Virtual schmirtual — the virtual wallet wars are a bust so far

The Wall Street Journal today reports what those of us who care about these things already know: There isn't a huge, pent-up demand for virtual wallet technology among consumers. Retailers are fired up and ready to go (in some cases, only half-heartedly), but customers aren't taking advantage of this new tech much yet.

Or at all. Consumer use of Near field Communication -- NFC, which beams payment information to a credit-card terminal — still looks very much like a novelty in the wild. Every one of the handful of times I've paid with a virtual wallet it has been then first time the cashier has seen it used. I am talking Home Depot, Radio Shack, Duane Reade. It's not scientific, of course, but it is still extraordinary. These are places that do a lot of transactions.

Starbucks is a big exception; they pioneered a rudimentary method which involves scanning barcodes stored on your smartphone. This is the same method Apple has now introduced with its foray into the virtual wallet, Passbook. And even though Starbucks has now paired with Square, they will still be doing it the old-fashioned way for a while, by continuing to scan codes rather than take advantage of the presence awareness which, under Pay with Square, identifies you, the customer, and your payment information on file, the second you walk into the place.

That's because Starbucks has discovered that, even in a low-tech application, paying with your phone is an easy habit to acquire: I will walk past places that probably make at least as good a cup of coffee as (and are far less crowded than) Starbucks just so I don't have to endure the inconvenience of using cash or a credit card. Your phone (or even your small tablet) is much easier to produce than your real wallet, and then produce something from that, and put away change, or shown the cashier your physical card ...

When authentication proceeds you, everybody wins. This would seem to be an even bigger win for the small business person. Alas ...

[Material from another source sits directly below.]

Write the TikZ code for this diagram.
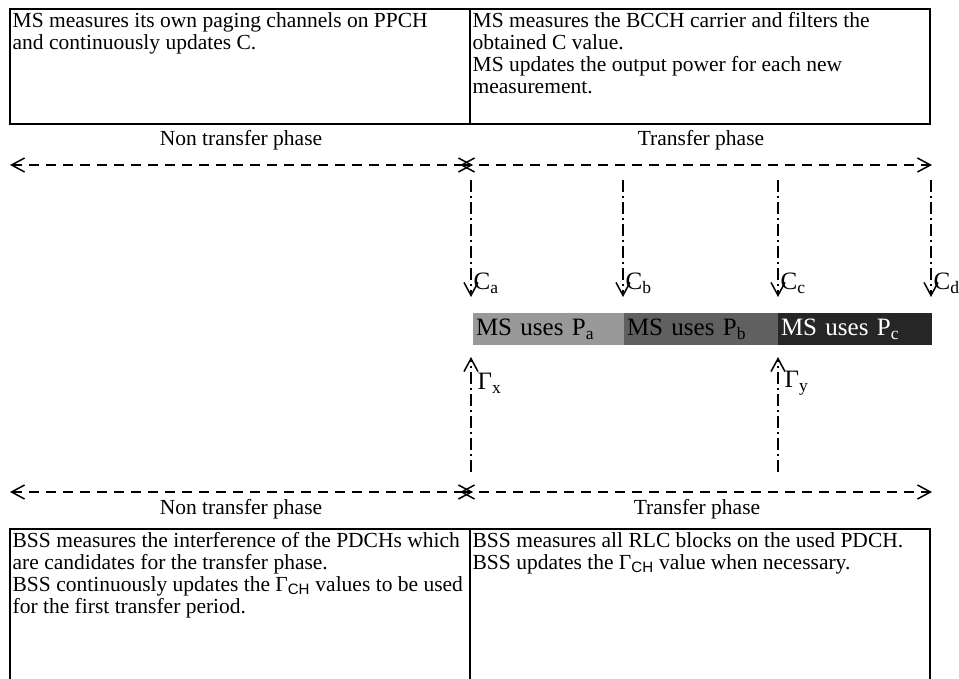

Just as troubling is that smaller storefronts which actually could benefit from this -- and convey a special brand of street cred at the same time -- also seem to be curiously behind the curve. I encounter virtual wallet tech in small establishments almost never.

Get ready for more unscientific anecdotes. One very hip establishment I know actually signed up for Pay with Square -- but hasn't set it up for months. This is a growler place, where you'd imagine a clientele hip to every cutting edge trend, not just the one of bringing home fresh beer in a bottle you supply.

But no. "You're the only person who asks for it," they tell me, each of the three times I've been there over three months, as they scramble to look for (and fail to even find) the Square dongle that is Plan B, which would at least let me pay with a physical credit card.

My iPhone notifies me as I approach the store that I am now ready to Pay with Square. That remains news to the proprietor.

I used Google Wallet in a major drug store chain the other morning (as an aside, the part of the credit-card terminals that indicate they are NFC enabled were all covered with ads. Sigh.) The transaction was not smooth. It needed a lot of coaxing, elongating what would have been a much faster sale if I had just used my darn credit card.

I thought the cashier was annoyed, and was prepared to meekly apologize for trying to pay so geekily. "That was cool," she said, intoning in that lower register that always conveys sincerity rather than sarcasm. I self-deprecatingly replied it would have been much cooler if it had worked the first time. "That was cool," she repeated.

Maybe there is hope for this. I sure hope so. This is one geeky tech that could easy go mainstream. But it hasn't yet, and the vendors are ahead of their customers, by a country mile. That's worrisome.